Related to that, the few facts we're presented with don't add up.  Apparently, Holly Ann Hughes was abducted at 9:30pm, after her mother sent her to a convenience store to buy soap.  Let me repeat that: A mother sent her seven-year-old daughter to the convenience store at 9:30pm to buy soap. Remember, this happened in an area that had seen kidnappings before and was home to a shuttered mental institution whose inmates were believed to be loose in the woods.

The second problem is that Rand was never charged with murder; only two kidnappings.  Yes, one of the bodies turned up, but there's controversy surrounding that, too: Some believe Rand was framed.  It feels as though Brancaccio and Zeman had bet all their chips on a "guilty" verdict (for murder) as the perfect bow for their serial killer/urban legend documentary.  I say this because, from the very beginning of the movie, we're assaulted with ominous music, artificially aged crime scene photographs, and somber narration that leads us to believe we're watching a tragic horror story about a deranged monster.

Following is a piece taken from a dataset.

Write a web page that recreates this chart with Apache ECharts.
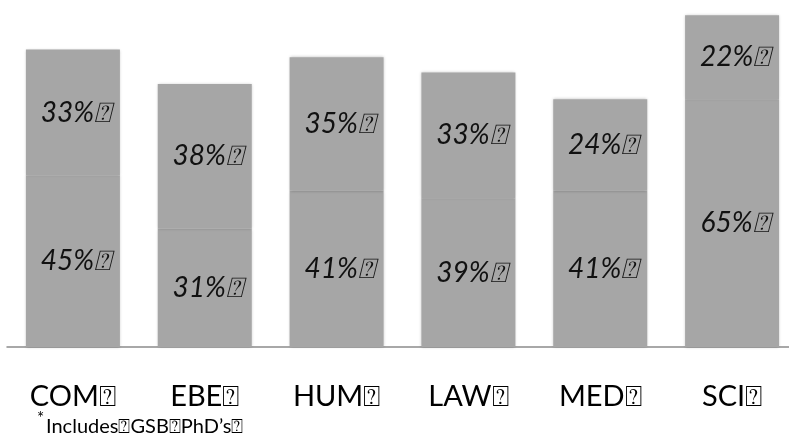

The presentation is so slanted that it doesn't matter if the courts convict Rand of murder because we've already been conditioned to accept every action on his part to be suspicious and evil.  It would be one thing for the filmmakers to let this play out in a straightforward, honest fashion, but Cropsey wants so badly to be a gripping crime drama/horror movie that it goes out of its way to make sure no one in the audience asks the questions that the people on-camera should have asked, too.  The whole "urban legend" conceit feels like an afterthought meant to dress up what is essentially the biggest non-story in Staten Island's history.

Further evidence of this lay in the order in which the kidnappings are presented to us.  We begin with the most sensational of them, the dead Down Syndrome girl, and then "Tarantino" our way back in time to the other kids, whose disappearances are, perhaps, less sensational.  I wondered where the public outcry and crusading search teams were for the other kids.  If there's a legitimate reason we couldn't see the cases in chronological order, it's never explained.  I guess that kind of questioning has no place in a documentary.

At the end of the movie, I had no doubt that Andre Rand is a weird, troubled guy who probably functions best away from polite society.  But I didn't find the filmmakers' characters to be all that great, either. Weighing child murder and propaganda is an apples-and-oranges argument, but let's not pretend that anyone involved in this production has clean hands.

Note: The beautifully gruesome slasher film The Burning also takes place in the woods of New York and features a serial killer named Cropsy (the spelling difference is intentional).  Unlike Andre Rand, though, I saw evidence of that guy's crimes.